Browse[2]> environment(rowSums)$.MTable$CsparseMatrix
Method Definition:
function (x, na.rm = FALSE, dims = 1L, ...)
{
.local <- function (x, na.rm = FALSE, dims = 1L, sparseResult = FALSE)
.Call("CRsparse_rowSums", x, na.rm, FALSE, sparseResult)
.local(x, na.rm, dims, ...)
}
<bytecode: 0x11b88dd60>
<environment: namespace:Matrix>
Signatures:
x
target "CsparseMatrix"
defined "CsparseMatrix"
Browse[2]> rowSums@default
Method Definition (Class "derivedDefaultMethod"):
function (x, na.rm = FALSE, dims = 1, ...)
base::rowSums(x, na.rm = na.rm, dims = dims, ...)
<environment: 0x118261ff8>
Signatures:
x
target "ANY"
defined "ANY"
Importantly, if Wrench imports from Matrix, then loading Wrench automatically loads Matrix, so methods for rowSums
exported by Matrix are always available in the methods table for use by functions in Wrench.
A subtle aspect of this example is that the [
operator, unlike rowSums
, is internally S4 generic.
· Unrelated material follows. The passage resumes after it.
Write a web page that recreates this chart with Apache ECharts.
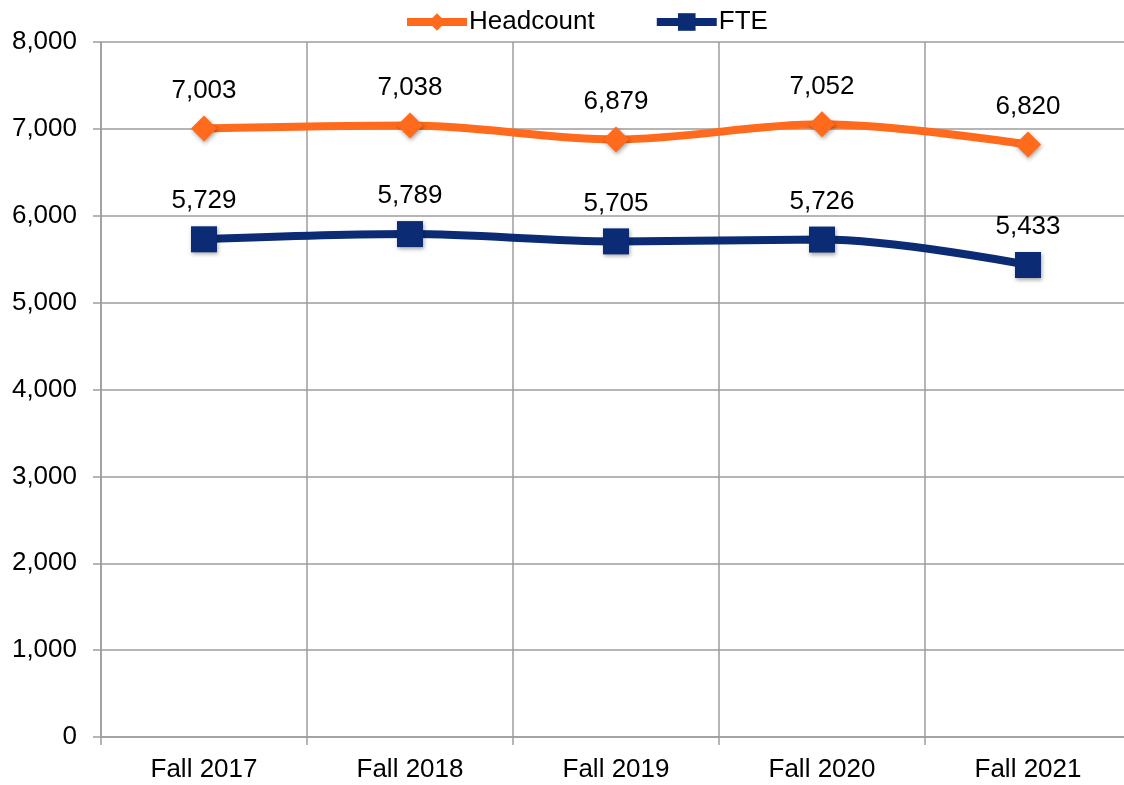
<!DOCTYPE html>
<html>
<head>
<meta charset="utf-8">
<script src="https://cdn.jsdelivr.net/npm/echarts@6/dist/echarts.min.js"></script>
<style>
  html, body { margin: 0; padding: 0; background: #fff; }
  #chart { width: 1124px; height: 785px; }
</style>
</head>
<body>
<div id="chart"></div>
<script>
// enrollment by fall term
const terms = ['Fall 2017', 'Fall 2018', 'Fall 2019', 'Fall 2020', 'Fall 2021']
const headcount = [7003, 7038, 6879, 7052, 6820]
const fte = [5729, 5789, 5705, 5726, 5433]
const yTicks = [0, 1000, 2000, 3000, 4000, 5000, 6000, 7000, 8000]

const font = 'Liberation Sans, Arial, sans-serif'
const gridColor = '#9d9d9d'

function fmt (v) {
  return v.toLocaleString('en-US')
}

function lineSeries (name, data, color, symbol, size) {
  return {
    name: name,
    type: 'line',
    smooth: 0.35,
    data: data,
    symbol: symbol,
    symbolSize: size,
    lineStyle: { color: color, width: 8 },
    itemStyle: {
      color: color,
      shadowColor: 'rgba(0,0,0,0.35)',
      shadowBlur: 4,
      shadowOffsetX: 1,
      shadowOffsetY: 2
    },
    label: {
      show: true,
      position: 'top',
      distance: 12,
      color: '#000',
      fontFamily: font,
      fontSize: 26,
      formatter: p => fmt(p.value)
    },
    emphasis: { disabled: true },
    z: name === 'FTE' ? 3 : 2
  }
}

const chart = echarts.init(document.getElementById('chart'))
chart.setOption({
  backgroundColor: '#fff',
  animation: false,
  legend: {
    top: 4,
    left: 398,
    itemWidth: 60,
    itemHeight: 22,
    itemGap: 58,
    lineStyle: { width: 8 },
    textStyle: { fontFamily: font, fontSize: 26, color: '#000', padding: [0, 0, 0, -3] },
    data: ['Headcount', 'FTE']
  },
  grid: { left: 101, width: 1030, top: 42, bottom: 48, outerBoundsMode: 'none' },
  xAxis: {
    type: 'category',
    data: terms,
    boundaryGap: true,
    axisLine: { lineStyle: { color: gridColor, width: 1.5 } },
    axisTick: { show: true, length: 8, lineStyle: { color: gridColor, width: 1.5 } },
    axisLabel: { color: '#000', fontFamily: font, fontSize: 26, margin: 20 },
    splitLine: { show: true, lineStyle: { color: gridColor, width: 1.5 } }
  },
  yAxis: {
    type: 'value',
    min: yTicks[0],
    max: yTicks[yTicks.length - 1],
    interval: 1000,
    axisLine: { show: true, lineStyle: { color: gridColor, width: 1.5 } },
    axisTick: { show: true, length: 8, lineStyle: { color: gridColor, width: 1.5 } },
    axisLabel: { color: '#000', fontFamily: font, fontSize: 26, margin: 24, formatter: v => fmt(v) },
    splitLine: { show: true, lineStyle: { color: gridColor, width: 1.5 } }
  },
  series: [
    lineSeries('Headcount', headcount, '#ff6a1c', 'diamond', 26),
    lineSeries('FTE', fte, '#0b2c74', 'rect', 26)
  ]
})
</script>
</body>
</html>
An S4 generic [
is not placed in your package imports when you import methods for [
, but S4 dispatch works anyway.
So, in theory, you can get away without importing methods for [
from Matrix, as long as you import something from Matrix to ensure that its methods are loaded whenever Wrench is loaded. But that's really just a technical detail; for clarity, do use NAMESPACE
to import all of the methods that your package might need.